══ Data extract

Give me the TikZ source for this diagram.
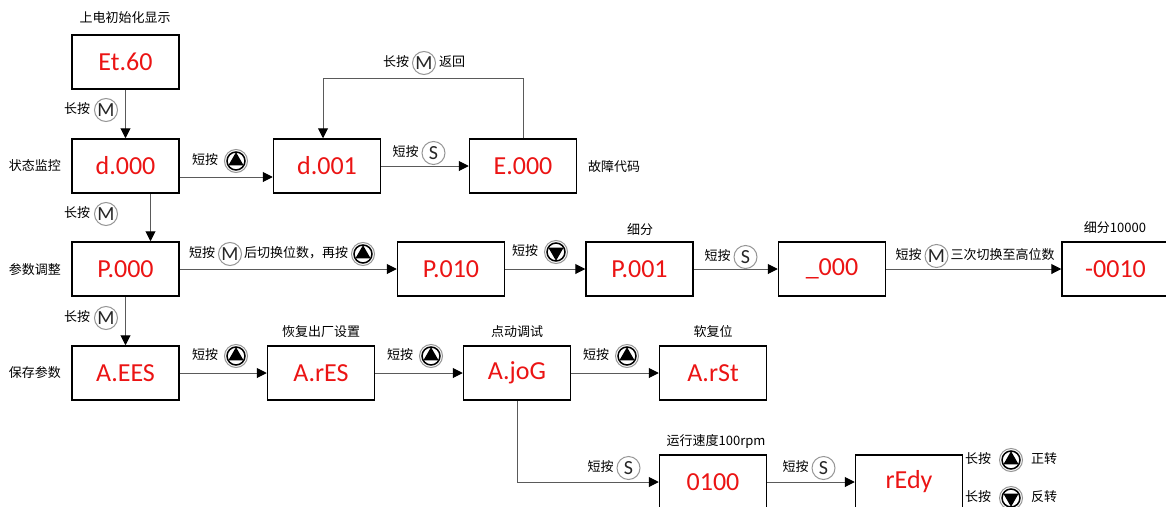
\documentclass[tikz,border=0pt]{standalone}
\usepackage{fontspec}
\setmainfont{Noto Sans CJK SC}
\newfontfamily\carlito{Carlito}
\usetikzlibrary{arrows.meta}

\definecolor{dispred}{RGB}{235,20,20}
\definecolor{wire}{RGB}{90,90,90}
\definecolor{ring}{RGB}{150,150,150}

% push-button icons used inside the labels
\newcommand\keyL[1]{\tikz[baseline=-0.55ex]\node[circle,draw=ring,line width=1pt,
  minimum size=23pt,inner sep=0pt,font=\carlito\fontsize{20}{20}\selectfont,text=black!85]{#1};}
\newcommand\keyUp{\tikz[baseline=-0.55ex]{\draw[ring,line width=1pt] (0,0) circle (11.5pt);
  \draw[line width=1.5pt] (0,0) circle (9pt);
  \fill (90:8.8pt) -- (210:8.8pt) -- (330:8.8pt) -- cycle;}}
\newcommand\keyDn{\tikz[baseline=-0.55ex]{\draw[ring,line width=1pt] (0,0) circle (11.5pt);
  \draw[line width=1.5pt] (0,0) circle (9pt);
  \fill (270:8.8pt) -- (30:8.8pt) -- (150:8.8pt) -- cycle;}}

\tikzset{
  disp/.style={draw,line width=1.5pt,minimum width=107pt,minimum height=54pt,inner sep=0pt,
    text=dispred,font=\carlito\fontsize{26}{26}\selectfont},
  lbl/.style={inner sep=0pt,font=\fontsize{13}{14}\selectfont},
  conn/.style={draw=wire,line width=1pt,-{Triangle[length=10pt,width=10pt,fill=black,color=black]}},
}

\begin{document}
\begin{tikzpicture}[x=1pt,y=-1pt]
\useasboundingbox (0,0) rectangle (1166,506);

% display boxes
\node[disp] (et60) at (125.5,62) {Et.60};
\node[disp] (d000) at (125.5,166) {d.000};
\node[disp] (d001) at (327,166) {d.001};
\node[disp] (e000) at (523,166) {E.000};
\node[disp] (p000) at (125.5,269) {P.000};
\node[disp] (p010) at (451,269) {P.010};
\node[disp] (p001) at (639.5,269) {P.001};
\node[disp] (u000) at (832,269) {\_000};
\node[disp] (m0010) at (1115.5,269) {-0010};
\node[disp] (aees) at (125.5,373) {A.EES};
\node[disp] (ares) at (321,373) {A.rES};
\node[disp] (ajog) at (517,373) {A.joG};
\node[disp] (arst) at (713,373) {A.rSt};
\node[disp] (v0100) at (713,482) {0100};
\node[disp] (redy) at (909,482) {rEdy};

% connectors
\coordinate (looptop) at (0,78);
\draw[conn] (et60.south) -- (d000.north);
\draw[conn] ([yshift=-11pt]d000.east) -- ([yshift=-11pt]d000.east -| d001.west);
\draw[conn] (d001.east) -- (e000.west);
\draw[conn] (e000.north) |- ([xshift=-4pt]d001.north |- looptop) -- ([xshift=-4pt]d001.north);
\draw[conn] ([xshift=25pt]d000.south) -- ([xshift=25pt]d000.south |- p000.north);
\draw[conn] (p000.east) -- (p010.west);
\draw[conn] (p010.east) -- (p001.west);
\draw[conn] (p001.east) -- (u000.west);
\draw[conn] (u000.east) -- (m0010.west);
\draw[conn] (p000.south) -- (aees.north);
\draw[conn] (aees.east) -- (ares.west);
\draw[conn] (ares.east) -- (ajog.west);
\draw[conn] (ajog.east) -- (arst.west);
\draw[conn] (ajog.south) |- (v0100.west);
\draw[conn] (v0100.east) -- (redy.west);

% titles and side captions
\node[lbl] (tinit) at (125,18) {上电初始化显示};
\node[lbl] (smon) at (35,166) {状态监控};
\node[lbl] (sfault) at (614,167) {故障代码};
\node[lbl] (spar) at (35,270) {参数调整};
\node[lbl] (ssave) at (35,373) {保存参数};
\node[lbl] (tsub) at (640,230) {细分};
\node[lbl] (tsub2) at (1115,228) {细分10000};
\node[lbl] (tfac) at (321,332) {恢复出厂设置};
\node[lbl] (tjog) at (517,332) {点动调试};
\node[lbl] (tsoft) at (713,332) {软复位};
\node[lbl] (tspeed) at (716,441) {运行速度100rpm};

% key-press labels
\node[lbl] (k1) at (91,110) {长按\hspace{4pt}\keyL{M}};
\node[lbl] (k2) at (220,161) {短按\hspace{6pt}\keyUp};
\node[lbl] (k3) at (419,153) {短按\hspace{3pt}\keyL{S}};
\node[lbl] (k4) at (424,63) {长按\hspace{3pt}\keyL{M}\hspace{3pt}返回};
\node[lbl] (k5) at (91,214) {长按\hspace{4pt}\keyL{M}};
\node[lbl] (k6) at (282,254) {短按\hspace{3pt}\keyL{M}\hspace{2pt}后切换位数，再按\hspace{3pt}\keyUp};
\node[lbl] (k7) at (540,252) {短按\hspace{6pt}\keyDn};
\node[lbl] (k8) at (731,257) {短按\hspace{3pt}\keyL{S}};
\node[lbl] (k9) at (975,256) {短按\hspace{3pt}\keyL{M}\hspace{2pt}三次切换至高位数};
\node[lbl] (k10) at (91,318) {长按\hspace{4pt}\keyL{M}};
\node[lbl] (k11) at (220,356) {短按\hspace{6pt}\keyUp};
\node[lbl] (k12) at (415,356) {短按\hspace{6pt}\keyUp};
\node[lbl] (k13) at (611,356) {短按\hspace{6pt}\keyUp};
\node[lbl] (k14) at (614,468) {短按\hspace{3pt}\keyL{S}};
\node[lbl] (k15) at (809,468) {短按\hspace{3pt}\keyL{S}};
\node[lbl] (k16) at (1011,460) {长按\hspace{8pt}\keyUp\hspace{8pt}正转};
\node[lbl] (k17) at (1011,498) {长按\hspace{8pt}\keyDn\hspace{8pt}反转};
\end{tikzpicture}
\end{document}
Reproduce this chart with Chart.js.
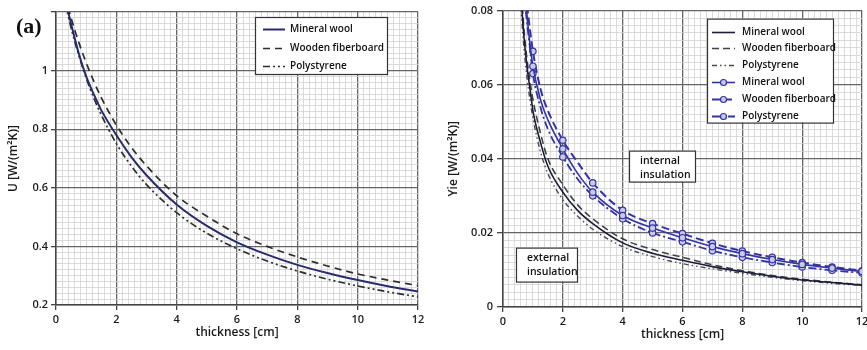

════

## Directions:
Repeat the listing above exactly, with no pictures.

## Correct result:
Give me the TikZ source for this diagram.
\documentclass[tikz,border=0pt]{standalone}
\usepackage{fontspec}
\setmainfont{Noto Sans CJK SC}
\newfontfamily\carlito{Carlito}
\usetikzlibrary{arrows.meta}

\definecolor{dispred}{RGB}{235,20,20}
\definecolor{wire}{RGB}{90,90,90}
\definecolor{ring}{RGB}{150,150,150}

% push-button icons used inside the labels
\newcommand\keyL[1]{\tikz[baseline=-0.55ex]\node[circle,draw=ring,line width=1pt,
  minimum size=23pt,inner sep=0pt,font=\carlito\fontsize{20}{20}\selectfont,text=black!85]{#1};}
\newcommand\keyUp{\tikz[baseline=-0.55ex]{\draw[ring,line width=1pt] (0,0) circle (11.5pt);
  \draw[line width=1.5pt] (0,0) circle (9pt);
  \fill (90:8.8pt) -- (210:8.8pt) -- (330:8.8pt) -- cycle;}}
\newcommand\keyDn{\tikz[baseline=-0.55ex]{\draw[ring,line width=1pt] (0,0) circle (11.5pt);
  \draw[line width=1.5pt] (0,0) circle (9pt);
  \fill (270:8.8pt) -- (30:8.8pt) -- (150:8.8pt) -- cycle;}}

\tikzset{
  disp/.style={draw,line width=1.5pt,minimum width=107pt,minimum height=54pt,inner sep=0pt,
    text=dispred,font=\carlito\fontsize{26}{26}\selectfont},
  lbl/.style={inner sep=0pt,font=\fontsize{13}{14}\selectfont},
  conn/.style={draw=wire,line width=1pt,-{Triangle[length=10pt,width=10pt,fill=black,color=black]}},
}

\begin{document}
\begin{tikzpicture}[x=1pt,y=-1pt]
\useasboundingbox (0,0) rectangle (1166,506);

% display boxes
\node[disp] (et60) at (125.5,62) {Et.60};
\node[disp] (d000) at (125.5,166) {d.000};
\node[disp] (d001) at (327,166) {d.001};
\node[disp] (e000) at (523,166) {E.000};
\node[disp] (p000) at (125.5,269) {P.000};
\node[disp] (p010) at (451,269) {P.010};
\node[disp] (p001) at (639.5,269) {P.001};
\node[disp] (u000) at (832,269) {\_000};
\node[disp] (m0010) at (1115.5,269) {-0010};
\node[disp] (aees) at (125.5,373) {A.EES};
\node[disp] (ares) at (321,373) {A.rES};
\node[disp] (ajog) at (517,373) {A.joG};
\node[disp] (arst) at (713,373) {A.rSt};
\node[disp] (v0100) at (713,482) {0100};
\node[disp] (redy) at (909,482) {rEdy};

% connectors
\coordinate (looptop) at (0,78);
\draw[conn] (et60.south) -- (d000.north);
\draw[conn] ([yshift=-11pt]d000.east) -- ([yshift=-11pt]d000.east -| d001.west);
\draw[conn] (d001.east) -- (e000.west);
\draw[conn] (e000.north) |- ([xshift=-4pt]d001.north |- looptop) -- ([xshift=-4pt]d001.north);
\draw[conn] ([xshift=25pt]d000.south) -- ([xshift=25pt]d000.south |- p000.north);
\draw[conn] (p000.east) -- (p010.west);
\draw[conn] (p010.east) -- (p001.west);
\draw[conn] (p001.east) -- (u000.west);
\draw[conn] (u000.east) -- (m0010.west);
\draw[conn] (p000.south) -- (aees.north);
\draw[conn] (aees.east) -- (ares.west);
\draw[conn] (ares.east) -- (ajog.west);
\draw[conn] (ajog.east) -- (arst.west);
\draw[conn] (ajog.south) |- (v0100.west);
\draw[conn] (v0100.east) -- (redy.west);

% titles and side captions
\node[lbl] (tinit) at (125,18) {上电初始化显示};
\node[lbl] (smon) at (35,166) {状态监控};
\node[lbl] (sfault) at (614,167) {故障代码};
\node[lbl] (spar) at (35,270) {参数调整};
\node[lbl] (ssave) at (35,373) {保存参数};
\node[lbl] (tsub) at (640,230) {细分};
\node[lbl] (tsub2) at (1115,228) {细分10000};
\node[lbl] (tfac) at (321,332) {恢复出厂设置};
\node[lbl] (tjog) at (517,332) {点动调试};
\node[lbl] (tsoft) at (713,332) {软复位};
\node[lbl] (tspeed) at (716,441) {运行速度100rpm};

% key-press labels
\node[lbl] (k1) at (91,110) {长按\hspace{4pt}\keyL{M}};
\node[lbl] (k2) at (220,161) {短按\hspace{6pt}\keyUp};
\node[lbl] (k3) at (419,153) {短按\hspace{3pt}\keyL{S}};
\node[lbl] (k4) at (424,63) {长按\hspace{3pt}\keyL{M}\hspace{3pt}返回};
\node[lbl] (k5) at (91,214) {长按\hspace{4pt}\keyL{M}};
\node[lbl] (k6) at (282,254) {短按\hspace{3pt}\keyL{M}\hspace{2pt}后切换位数，再按\hspace{3pt}\keyUp};
\node[lbl] (k7) at (540,252) {短按\hspace{6pt}\keyDn};
\node[lbl] (k8) at (731,257) {短按\hspace{3pt}\keyL{S}};
\node[lbl] (k9) at (975,256) {短按\hspace{3pt}\keyL{M}\hspace{2pt}三次切换至高位数};
\node[lbl] (k10) at (91,318) {长按\hspace{4pt}\keyL{M}};
\node[lbl] (k11) at (220,356) {短按\hspace{6pt}\keyUp};
\node[lbl] (k12) at (415,356) {短按\hspace{6pt}\keyUp};
\node[lbl] (k13) at (611,356) {短按\hspace{6pt}\keyUp};
\node[lbl] (k14) at (614,468) {短按\hspace{3pt}\keyL{S}};
\node[lbl] (k15) at (809,468) {短按\hspace{3pt}\keyL{S}};
\node[lbl] (k16) at (1011,460) {长按\hspace{8pt}\keyUp\hspace{8pt}正转};
\node[lbl] (k17) at (1011,498) {长按\hspace{8pt}\keyDn\hspace{8pt}反转};
\end{tikzpicture}
\end{document}
Reproduce this chart with Chart.js.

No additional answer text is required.